Nobody really knows when they're going to die, of course, but a person retiring at age 55 probably ought to expect to live at least to their point of life expectancy, if not longer, even though they very will might not. It'd be the pits to burn through retirement by 65 and then be waiting for the Social Security check to arrive to buy groceries. Of course, that may well mean that a person in that position may die by 57 and never have retired. That may sound extreme but my father died at age 62 and he never retired. For that matter, his father was in his 40s when he died, and my long lived mother's father was 58 when he died. He was medically retired, however, at the time, not a pleasant situation either.
Anyhow, if you are happily figuring "hey, I'll have enough to retire at 55 if I plan on living until 80, when the last drop of my savings runs out", but your wife is 45. . . . , well perhaps you better rethink that.
And here's where the basic nature of the sexes comes back in.
At least in my generational cohort, a lot of women aren't as well educated as men, and their employment choices are therefore much more limited. They aren't absent, but they're limited. My wife's a good example. She has some post high school education, but not at the same level that I do.

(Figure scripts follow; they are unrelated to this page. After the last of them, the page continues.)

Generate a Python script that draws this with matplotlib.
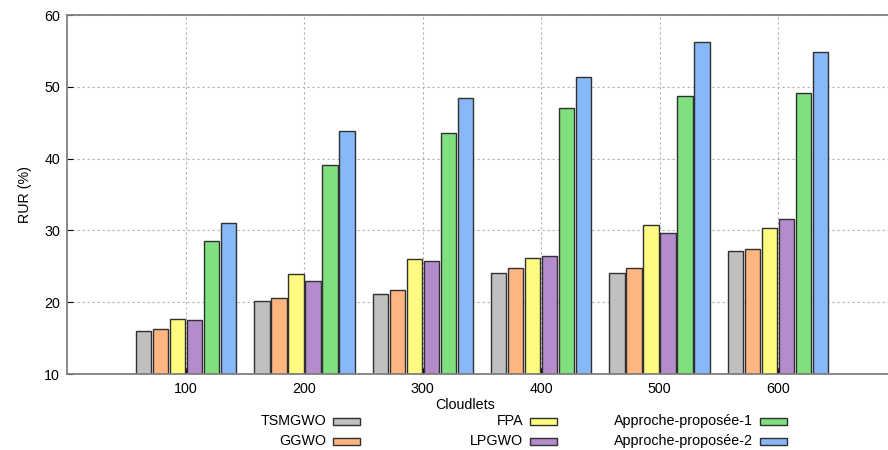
import matplotlib

matplotlib.use("Agg")
import matplotlib.pyplot as plt
import numpy as np
from matplotlib.patches import Rectangle

plt.rcParams["font.family"] = ["Liberation Sans", "DejaVu Sans"]
plt.rcParams["font.size"] = 10.3

cloudlets = ["100", "200", "300", "400", "500", "600"]
methods = ["TSMGWO", "GGWO", "FPA", "LPGWO", "Approche-proposée-1", "Approche-proposée-2"]
colors = ["#c0c0c0", "#ffb680", "#fffb80", "#b48ccb", "#80e080", "#88b8f8"]

tsmgwo = [16.0, 20.2, 21.1, 24.0, 24.0, 27.1]
ggwo = [16.3, 20.6, 21.7, 24.8, 24.7, 27.4]
fpa = [17.7, 23.9, 26.0, 26.2, 30.8, 30.3]
lpgwo = [17.5, 22.9, 25.7, 26.5, 29.7, 31.6]
ap1 = [28.5, 39.1, 43.6, 47.1, 48.7, 49.2]
ap2 = [31.0, 43.9, 48.4, 51.3, 56.2, 54.8]
values = [tsmgwo, ggwo, fpa, lpgwo, ap1, ap2]

W, H = 888, 450
fig = plt.figure(figsize=(W / 100, H / 100), dpi=100)
ax = fig.add_axes([67 / W, 1 - 374 / H, (W - 67) / W, (374 - 15) / H])

x = np.arange(len(cloudlets))
step = 0.1437
width = 0.13
for i, (name, vals, c) in enumerate(zip(methods, values, colors)):
    ax.bar(x + (i - 2.5) * step, np.array(vals) - 10, bottom=10, width=width,
           color=c, edgecolor="#303030", linewidth=1.0, zorder=2)

ax.set_xlim(-1.006, 5.93)
ax.set_ylim(10, 60)
ax.set_xticks(x)
ax.set_xticklabels(cloudlets)
ax.set_yticks([10, 20, 30, 40, 50, 60])
ax.tick_params(direction="in", length=4, color="black", labelsize=10.3, pad=5)
ax.tick_params(axis="x", pad=6)
ax.grid(True, linestyle=(0, (2, 2.5)), color="#b0b0b0", linewidth=0.8)
ax.set_axisbelow(True)
for side in ["left", "bottom", "top"]:
    ax.spines[side].set_color("#808080")
    ax.spines[side].set_linewidth(1.3)
ax.spines["right"].set_visible(False)

ax.set_ylabel("RUR (%)", labelpad=9)
ax.set_xlabel("Cloudlets")
ax.xaxis.set_label_coords((465 - 67) / (W - 67), -(398 - 374) / (374 - 15))

# gnuplot-style key below the plot: right-aligned text followed by sample
sample_right = [360, 557, 787]
row_y = [421, 441]
for i, (name, c) in enumerate(zip(methods, colors)):
    col, row = i // 2, i % 2
    xr = sample_right[col]
    y = row_y[row]
    fig.text((xr - 34) / W, 1 - y / H, name, ha="right", va="center")
    fig.add_artist(Rectangle(((xr - 27) / W, 1 - (y + 4) / H), 27 / W, 7 / H,
                             facecolor=c, edgecolor="#303030", linewidth=1.0,
                             transform=fig.transFigure))

fig.savefig("out.png", dpi=100)
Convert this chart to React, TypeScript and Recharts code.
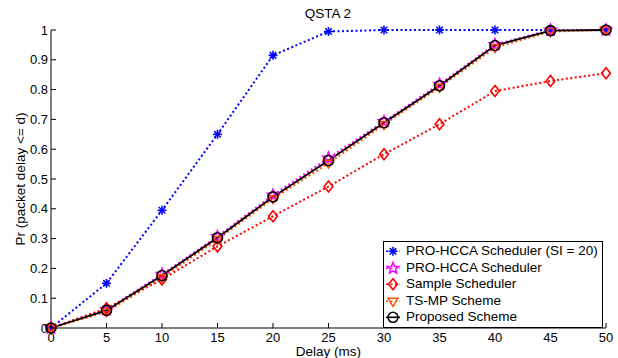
import React from 'react';
import { LineChart, Line, XAxis, YAxis, Legend } from 'recharts';

// Delay (ms) on the x axis
const delay = [0, 5, 10, 15, 20, 25, 30, 35, 40, 45, 50];

// Pr (packet delay <= d) per scheme
const proHccaSi20 = [0, 0.15, 0.395, 0.65, 0.915, 0.995, 1, 1, 1, 1, 1];
const proHcca = [0, 0.062, 0.18, 0.307, 0.446, 0.57, 0.693, 0.818, 0.951, 1, 1];
const sampleSched = [0, 0.066, 0.163, 0.274, 0.375, 0.475, 0.583, 0.684, 0.795, 0.829, 0.855];
const tsMp = [0, 0.054, 0.169, 0.297, 0.434, 0.553, 0.683, 0.808, 0.941, 0.995, 1];
const proposed = [0, 0.059, 0.176, 0.303, 0.44, 0.562, 0.689, 0.813, 0.948, 0.998, 1];

const xTicks = [0, 5, 10, 15, 20, 25, 30, 35, 40, 45, 50];
const yTicks = [0, 0.1, 0.2, 0.3, 0.4, 0.5, 0.6, 0.7, 0.8, 0.9, 1];

const FONT = 'Liberation Sans, Arial, Helvetica, sans-serif';

const data = delay.map((d, i) => ({
  delay: d,
  si20: proHccaSi20[i],
  proHcca: proHcca[i],
  sample: sampleSched[i],
  tsmp: tsMp[i],
  proposed: proposed[i],
}));

type Kind = 'star' | 'penta' | 'diamond' | 'tri' | 'circle';

const Marker = ({ kind, cx, cy, color }: { kind: Kind; cx: number; cy: number; color: string }) => {
  if (kind === 'star') {
    const r = 4.5;
    const d = r * 0.72;
    return (
      <g stroke={color} strokeWidth={1.6}>
        <line x1={cx - r} y1={cy} x2={cx + r} y2={cy} />
        <line x1={cx} y1={cy - r} x2={cx} y2={cy + r} />
        <line x1={cx - d} y1={cy - d} x2={cx + d} y2={cy + d} />
        <line x1={cx - d} y1={cy + d} x2={cx + d} y2={cy - d} />
      </g>
    );
  }
  if (kind === 'penta') {
    const pts: string[] = [];
    for (let k = 0; k < 10; k++) {
      const r = k % 2 === 0 ? 6 : 2.6;
      const a = -Math.PI / 2 + (k * Math.PI) / 5;
      pts.push(`${cx + r * Math.cos(a)},${cy + r * Math.sin(a)}`);
    }
    return <polygon points={pts.join(' ')} fill="none" stroke={color} strokeWidth={1.5} />;
  }
  if (kind === 'diamond') {
    const r = 5.5;
    return (
      <polygon
        points={`${cx},${cy - r} ${cx + r * 0.8},${cy} ${cx},${cy + r} ${cx - r * 0.8},${cy}`}
        fill="none"
        stroke={color}
        strokeWidth={1.6}
      />
    );
  }
  if (kind === 'tri') {
    const r = 5;
    return (
      <polygon
        points={`${cx - r},${cy - r * 0.6} ${cx + r},${cy - r * 0.6} ${cx},${cy + r}`}
        fill="none"
        stroke={color}
        strokeWidth={1.5}
      />
    );
  }
  return <circle cx={cx} cy={cy} r={5} fill="none" stroke={color} strokeWidth={1.6} />;
};

const series = [
  { key: 'si20', name: 'PRO-HCCA Scheduler (SI = 20)', color: '#0000ff', kind: 'star' as Kind, dash: '2 2.5' },
  { key: 'proHcca', name: 'PRO-HCCA Scheduler', color: '#ff00ff', kind: 'penta' as Kind, dash: '2 2.5' },
  { key: 'sample', name: 'Sample Scheduler', color: '#ff0000', kind: 'diamond' as Kind, dash: '2 2.5' },
  { key: 'tsmp', name: 'TS-MP Scheme', color: '#ff4d00', kind: 'tri' as Kind, dash: '2 2.5' },
  { key: 'proposed', name: 'Proposed Scheme', color: '#000000', kind: 'circle' as Kind, dash: undefined },
];

const BottomTick = ({ x, y, payload }: any) => (
  <g>
    <line x1={x} x2={x} y1={y} y2={y - 5} stroke="#000" />
    <text x={x} y={y + 14} textAnchor="middle" fontSize={13} fontFamily={FONT} fill="#000">
      {payload.value}
    </text>
  </g>
);

const LeftTick = ({ x, y, payload }: any) => (
  <g>
    <line x1={x} x2={x + 5} y1={y} y2={y} stroke="#000" />
    <text x={x - 3} y={y + 4.5} textAnchor="end" fontSize={13} fontFamily={FONT} fill="#000">
      {payload.value}
    </text>
  </g>
);

const TopTick = ({ x, y }: any) => <line x1={x} x2={x} y1={y} y2={y + 5} stroke="#000" />;
const RightTick = ({ x, y }: any) => <line x1={x} x2={x - 5} y1={y} y2={y} stroke="#000" />;

const LegendBox = () => (
  <div
    style={{
      border: '1px solid #000',
      background: '#fff',
      padding: '1px 4px 1px 1px',
      fontFamily: FONT,
      fontSize: 13.5,
      lineHeight: '16.6px',
      color: '#000',
      whiteSpace: 'nowrap',
    }}
  >
    {series.map((s) => (
      <div key={s.key} style={{ display: 'flex', alignItems: 'center' }}>
        <svg width={20} height={16.6} style={{ marginRight: 1 }}>
          <line x1={1} x2={15} y1={8.3} y2={8.3} stroke={s.color} strokeWidth={1.6} strokeDasharray={s.dash} />
          <Marker kind={s.kind} cx={8} cy={8.3} color={s.color} />
        </svg>
        <span>{s.name}</span>
      </div>
    ))}
  </div>
);

export default function App() {
  return (
    <div style={{ position: 'absolute', left: 0, top: 0, width: 618, height: 358, background: '#fff' }}>
      <LineChart width={618} height={358} data={data} margin={{ top: 30, right: 12, bottom: 0, left: 0 }}>
        <text x={328} y={18} textAnchor="middle" fontSize={13.5} fontFamily={FONT}>
          QSTA 2
        </text>
        <XAxis
          xAxisId="b"
          dataKey="delay"
          type="number"
          domain={[0, 50]}
          ticks={xTicks}
          height={30}
          tickSize={0}
          tickMargin={0}
          tickLine={false}
          axisLine={{ stroke: '#000' }}
          tick={<BottomTick />}
          interval={0}
          label={{ value: 'Delay (ms)', position: 'insideBottom', offset: 2, fontSize: 13.5, fontFamily: FONT, fill: '#000' }}
        />
        <XAxis
          xAxisId="t"
          orientation="top"
          dataKey="delay"
          type="number"
          domain={[0, 50]}
          ticks={xTicks}
          height={0}
          tickSize={0}
          tickMargin={0}
          tickLine={false}
          axisLine={{ stroke: '#000' }}
          tick={<TopTick />}
          interval={0}
        />
        <YAxis
          yAxisId="l"
          type="number"
          domain={[0, 1]}
          ticks={yTicks}
          width={51}
          tickSize={0}
          tickMargin={0}
          tickLine={false}
          axisLine={{ stroke: '#000' }}
          tick={<LeftTick />}
          interval={0}
          label={{
            value: 'Pr (packet delay <= d)',
            angle: -90,
            position: 'insideLeft',
            offset: 20,
            style: { textAnchor: 'middle' },
            fontSize: 13.5,
            fontFamily: FONT,
            fill: '#000',
          }}
        />
        <YAxis
          yAxisId="r"
          orientation="right"
          type="number"
          domain={[0, 1]}
          ticks={yTicks}
          width={0}
          tickSize={0}
          tickMargin={0}
          tickLine={false}
          axisLine={{ stroke: '#000' }}
          tick={<RightTick />}
          interval={0}
        />
        {series.map((s) => (
          <Line
            key={s.key}
            xAxisId="b"
            yAxisId="l"
            type="linear"
            dataKey={s.key}
            name={s.name}
            stroke={s.color}
            strokeWidth={s.dash ? 2 : 1.8}
            strokeDasharray={s.dash}
            isAnimationActive={false}
            dot={(p: any) => <Marker key={`${s.key}-${p.index}`} kind={s.kind} cx={p.cx} cy={p.cy} color={s.color} />}
            activeDot={false}
          />
        ))}
        <Legend
          layout="vertical"
          align="center"
          verticalAlign="middle"
          content={<LegendBox />}
          wrapperStyle={{ left: 383, top: 241, width: 'auto' }}
        />
      </LineChart>
    </div>
  );
}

Now, lots of professional men I know have a wife that's also a member of the same profession. They probably met at school or work. But here's where the difference comes back in again. I've known a fare number of women who have dropped out of their professional employment in order to stay home with children. I've known exactly one man, and only one, who has done the same.
Why is that?
Well, that's because its a feature of The Old Law. It may be the case that society holds that men and women should each have equal employment, but in reality, biology makes this a different matter. Men can father children, but they can't give birth to them, they aren't physically equipped to feed them when they are infants, and they aren't really emotionally equipped to nurture them when they are young. They just aren't. Women are.

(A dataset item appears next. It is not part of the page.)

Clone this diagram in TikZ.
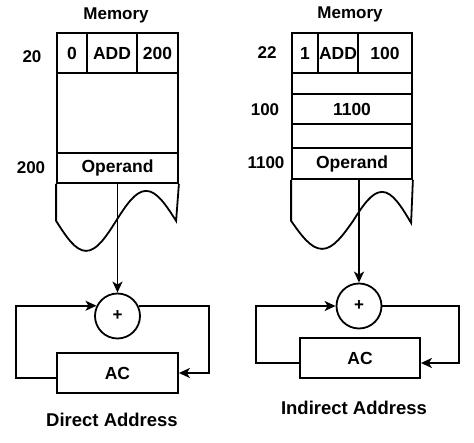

Which is an application of biological reality and therefore, fine.
It also means, however that the iron law of male employment is always at work.
Men have fewer options on employment than women, in existential terms. Sure, by nature men can be roughnecks and by biology and temperament they're suited to be soldiers, which women are not, in my view. But they can't just drop out of the work force and stay at home like their wives can. They cannot.
They also at some point are not only pulling the freight, but for a lot of them are pulling it after they probably shouldn't be, as they have no choice.
Is that unfair? Well, probably some people reading this, if anyone does, are assuming I'm endorsing unfairness. Rather, what I'm doing is noting the way of the world. We may deem it personally unfair in all sorts of ways, but that's the way of the world. The fact that I have to wear glasses may strike me as unfair, or that the prior two generations of my male ancestors died young and diverted the agricultural directions of our family into the office, twice, may strike me as unfair. But universal fairness isn't part of the deal.
Basic biological reality, i.e., the difference between the sexes, isn't unfair, however. It just is. The fact that we ignore this to the extent that we do is because; 1) in an a period of unprecedented societal wealth we can get away with ignoring that to some extent, and 2) in the advance stage of the industrial revolution we live in, we've forced, for a bunch of reasons (many just societal) women into the work force full scale the way we did with men in the late 20th Century and 3) with really advanced technology and outsized industrial might, we haven't had to fight and evenly matched wars or quasi evenly matched wars since the end of the Vietnam War (which was evenly matched in part due to the competence of the NVA, and in part due to the fact that we also had to worry about full scale wars in Europe and South Korea, and elsewhere, the entire time).
So what of that? Well, not much. Just that the old existential laws are never far from the surface, no matter how much we might imagine that we're exempt from them.